Перечисление выглядит явно нескромным, но надо же иногда позволять себе маленькие тщеславные слабости.
Ничего этого я не мог рассмотреть, вглядываясь много лет назад в свое будущее с кручи над старым Томском.
Но теперь-то я понимаю, отчего так трепетало тогда мое юное сердце.
Судьба уже знала, что будет дальше. Это я не знал.
Жестоко себя корю: так и не успел толком разобраться в той трагедии, которая катком прошла по нашей семье. Как родители мамы оказались на Алтае? Мама по матери – Пожарская, судя по фамилии, из поляков или польских евреев. Как и почему зачислили их там, на Алтае, в кулаки? Село Лебяжье, Ребрихинский район, это я запомнил. Раскулачили и сослали на север Томской области, в Нарымский край, куда до революции гнали в кандалах самых неблагонадежных. У меня есть фотография семьи, сделанная тогда, смотреть на нее страшно – это портрет нищеты.
Мамина семья перед нарымской ссылкой. Так выглядели «кулаки», которых боялся и ненавидел Сталин.
У мамы была сестра Мария, она потом уехала на Украину, вышла замуж, стала Левиной. Тетка моя всегда была вылитая еврейка – и по говору, и внешне. Еще было три брата: старший, Григорий, фронтовик, после войны поселился в Ленинграде, средний, Петр, тоже воевал, потерял ногу, вернулся в Нарым, там жил до самой кончины, младший, Алексей, также коротал свой век в деревне на севере. Там же, в среднем течении Оби, после тяжелого ранения в 1942 году оказался мой отец, юный лейтенант Коля. Там он познакомился с мамой. А жениться не мог, ведь так называемые спецпереселенцы и члены их семей находились под надзором, словно зэки. Жених Коля – офицер, член партии, невеста Анна – неблагонадежная, почти враг народа. Что делать? Мама, как я понял, отреклась от своего отца. Ужас… Как это можно – отречься от своего отца? Но ведь и выхода у нее тогда не было. Или отречься, или забыть про замужество. Три ее брата – я это хорошо помню – долгие годы не могли ей этого простить. И их тоже ведь можно было понять.
Этот крест мама несла всю свою жизнь. Она была сломлена этой историей, ни на кого не похожа, я встречал ее братьев и тетку Марию – совсем другие люди. Мать – всегда нездоровая, нервная, изломанная, находиться с ней рядом больше одного часа было невозможно. Я думаю, она и себя, наверное, простить не могла. Извелась вся.
Не дай Бог кому-то оказаться перед таким выбором: или предать своих родителей, или предать свою любовь.
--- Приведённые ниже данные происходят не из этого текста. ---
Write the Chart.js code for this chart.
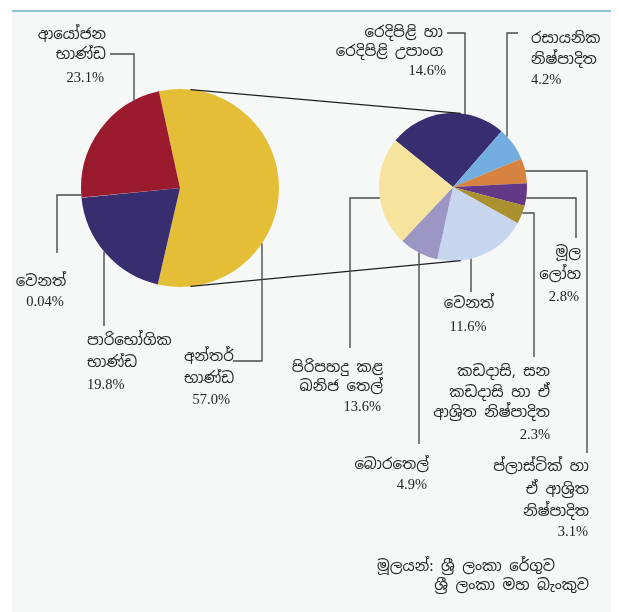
<!DOCTYPE html>
<html>
<head>
    <meta charset="utf-8">
    <title>ආනයන වියදම</title>
    <script src="https://cdn.jsdelivr.net/npm/chart.js"></script>
    <style>
        body {
            margin: 0;
            background: #fff;
        }
        .panel {
            position: absolute;
            left: 12px;
            top: 10px;
            width: 599px;
            height: 602px;
            background: #f6f8f8;
            border-top: 2px solid #8ec3d6;
        }
        canvas {
            position: absolute;
            left: 0;
            top: 0;
        }
    </style>
</head>
<body>
    <div class="panel"></div>
    <canvas id="mainChart" width="619" height="612"></canvas>
    <canvas id="subChart" width="619" height="612"></canvas>
    <script>
        // දත්ත - ප්‍රධාන වට ප්‍රස්තාරය
        const mainLabels = [['අන්තර්', 'භාණ්ඩ'], ['පාරිභෝගික', 'භාණ්ඩ'], ['වෙනත්'], ['ආයෝජන', 'භාණ්ඩ']];
        const mainValues = [57.0, 19.8, 0.04, 23.1];
        const mainColors = ['#e5be38', '#382d6f', '#f6f8f8', '#9a1b2e'];

        // අන්තර් භාණ්ඩ බෙදීම
        const subLabels = [
            ['රෙදිපිළි හා', 'රෙදිපිළි උපාංග'],
            ['රසායනික', 'නිෂ්පාදිත'],
            ['ප්ලාස්ටික් හා', 'ඒ ආශ්\u200dරිත', 'නිෂ්පාදිත'],
            ['මූල', 'ලෝහ'],
            ['කඩදාසි, සන', 'කඩදාසි හා ඒ', 'ආශ්\u200dරිත නිෂ්පාදිත'],
            ['වෙනත්'],
            ['බොරතෙල්'],
            ['පිරිපහදු කළ', 'ඛනිජ තෙල්']
        ];
        const subValues = [14.6, 4.2, 3.1, 2.8, 2.3, 11.6, 4.9, 13.6];
        const subColors = ['#382d6f', '#74ade0', '#d5833f', '#633887', '#ab9030', '#c7d5ee', '#9c96c5', '#f6e49e'];

        const sourceLines = ['මූලයන්: ශ්\u200dරී ලංකා රේගුව', 'ශ්\u200dරී ලංකා මහ බැංකුව'];

        // ලේබල් පිහිටීම් [x, y, align] - එක් එක් පේළියට
        const mainTextPos = [
            [[184, 357, 'left'], [184, 379, 'left'], [230, 400, 'right']],
            [[87, 341, 'left'], [87, 363, 'left'], [87, 385, 'left']],
            [[41, 282, 'center'], [45, 302, 'center']],
            [[106, 35, 'right'], [106, 55, 'right'], [104, 78, 'right']]
        ];
        const mainLeaders = [
            { pts: [[233, 361], [262, 361]], to: 'v' },
            { pts: [[104, 326]], to: 'v' },
            { pts: [[57, 253], [57, 195]], to: 'h' },
            { pts: [[110, 54], [134, 54]], to: 'v' }
        ];
        const subTextPos = [
            [[443, 33, 'right'], [443, 52, 'right'], [446, 71, 'right']],
            [[531, 39, 'left'], [531, 60, 'left'], [531, 80, 'left']],
            [[589, 467, 'right'], [589, 490, 'right'], [589, 512, 'right'], [588, 532, 'right']],
            [[581, 253, 'right'], [581, 275, 'right'], [579, 297, 'right']],
            [[550, 372, 'right'], [550, 393, 'right'], [550, 413, 'right'], [550, 435, 'right']],
            [[469, 304, 'center'], [468, 327, 'center']],
            [[429, 465, 'right'], [427, 485, 'right']],
            [[383, 368, 'right'], [383, 387, 'right'], [381, 407, 'right']]
        ];
        const subLeaders = [
            { pts: [[447, 33], [465, 33]], to: 'v' },
            { pts: [[518, 33], [507, 33]], to: 'v' },
            { pts: [[587, 453], [587, 171]], to: 'h' },
            { pts: [[576, 238], [576, 198]], to: 'h' },
            { pts: [[534, 357], [534, 213]], to: 'h' },
            { pts: [[471, 292]], to: 'v' },
            { pts: [[419, 444]], to: 'v' },
            { pts: [[350, 348], [350, 198]], to: 'h' }
        ];
        const sourcePos = [[377, 567, 'left'], [589, 586, 'right']];

        const textFont = '15px "Noto Sans Sinhala", "Noto Serif Sinhala", "Iskoola Pota", "Liberation Serif", serif';
        const numFont = '14.5px "Liberation Serif", "Times New Roman", serif';

        function pct(v) {
            return (v < 0.1 ? v.toFixed(2) : v.toFixed(1)) + '%';
        }

        function edgePoint(arc, p, dir) {
            const dx = p[0] - arc.x, dy = p[1] - arc.y, r = arc.outerRadius;
            if (dir === 'v') return [p[0], arc.y + Math.sign(dy) * Math.sqrt(Math.max(r * r - dx * dx, 0))];
            return [arc.x + Math.sign(dx) * Math.sqrt(Math.max(r * r - dy * dy, 0)), p[1]];
        }

        function drawLabels(ctx, arc, labels, values, textPos, leaders) {
            ctx.strokeStyle = '#4a4a4a';
            ctx.lineWidth = 1.4;
            leaders.forEach(function (ld) {
                const end = edgePoint(arc, ld.pts[ld.pts.length - 1], ld.to);
                ctx.beginPath();
                ctx.moveTo(ld.pts[0][0], ld.pts[0][1]);
                for (let i = 1; i < ld.pts.length; i++) ctx.lineTo(ld.pts[i][0], ld.pts[i][1]);
                ctx.lineTo(end[0], end[1]);
                ctx.stroke();
            });
            ctx.fillStyle = '#222';
            ctx.textBaseline = 'middle';
            labels.forEach(function (lines, i) {
                const all = lines.concat([pct(values[i])]);
                all.forEach(function (t, j) {
                    const p = textPos[i][j];
                    ctx.font = j === all.length - 1 ? numFont : textFont;
                    ctx.textAlign = p[2];
                    ctx.fillText(t, p[0], p[1]);
                });
            });
        }

        const mainChart = new Chart(document.getElementById('mainChart'), {
            type: 'pie',
            data: {
                labels: mainLabels.map(l => l.join(' ')),
                datasets: [{ data: mainValues, backgroundColor: mainColors, borderWidth: 0 }]
            },
            options: {
                responsive: false,
                animation: false,
                devicePixelRatio: 1,
                rotation: -12.3,
                layout: { padding: { left: 81, right: 340, top: 89, bottom: 325 } },
                plugins: { legend: { display: false }, tooltip: { enabled: false } }
            }
        });

        const overlay = {
            id: 'overlay',
            afterDraw(chart) {
                const ctx = chart.ctx;
                const big = mainChart.getDatasetMeta(0).data[0];
                const small = chart.getDatasetMeta(0).data[0];
                const a = 6 * Math.PI / 180;
                ctx.save();
                // පිපි සම්බන්ධක රේඛා
                ctx.strokeStyle = '#1e1e1e';
                ctx.lineWidth = 1.2;
                [-1, 1].forEach(function (s) {
                    ctx.beginPath();
                    ctx.moveTo(big.x + big.outerRadius * Math.sin(a), big.y + s * big.outerRadius * Math.cos(a));
                    ctx.lineTo(small.x + small.outerRadius * Math.sin(a), small.y + s * small.outerRadius * Math.cos(a));
                    ctx.stroke();
                });
                drawLabels(ctx, big, mainLabels, mainValues, mainTextPos, mainLeaders);
                drawLabels(ctx, small, subLabels, subValues, subTextPos, subLeaders);
                ctx.font = textFont;
                sourceLines.forEach(function (t, i) {
                    ctx.textAlign = sourcePos[i][2];
                    ctx.fillText(t, sourcePos[i][0], sourcePos[i][1]);
                });
                ctx.restore();
            }
        };

        new Chart(document.getElementById('subChart'), {
            type: 'pie',
            data: {
                labels: subLabels.map(l => l.join(' ')),
                datasets: [{ data: subValues, backgroundColor: subColors, borderWidth: 0 }]
            },
            options: {
                responsive: false,
                animation: false,
                devicePixelRatio: 1,
                rotation: -51,
                layout: { padding: { left: 379, right: 92, top: 113, bottom: 351 } },
                plugins: { legend: { display: false }, tooltip: { enabled: false } }
            },
            plugins: [overlay]
        });
    </script>
</body>
</html>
Тетка Мария – типичная южанка, темпераментная: ха-ха, хи-хи, а братья, наоборот, суровые, насупленные, настоящие таежники.
Родителей мамы, то есть бабку и деда, живьем я ни разу не видел. О них даже и говорить в нашей семье было невозможно. Словно их и не было никогда. Табу.
Мой отец, тогда юный офицер-фронтовик двадцати трех лет, вопреки настойчивым рекомендациям своих командиров женился на маме, на дочке кулака. Из-за этого его военная карьера пошла под откос. Сказали: забудь про академию. Сказали: так и прослужишь всю жизнь в этой тайге.
Зато там, в этой тайге, родились мы – я и мой младший брат Сережа.
Много позже, уже став взрослым, я понял, отчего у нас с братом никогда не было бабушек и дедушек.
Мама ушла, когда ей исполнилось семьдесят пять. И до самого конца (до середины 90-х) боялась, как бы та история с высылкой не помешала нам с Сережей идти по жизни. Ведь кадровики всегда были начеку. В начале 70-х в «Комсомолке» кадровичка Мария Григорьевна говорила мне, молодому корреспонденту: «Нет, у нас ты далеко не продвинешься». Мария Григорьевна была кадровичкой сталинской породы, она обладала нюхом на таких, как я. Будь ее воля, она бы меня и к «Комсомолке» на пушечный выстрел не подпустила.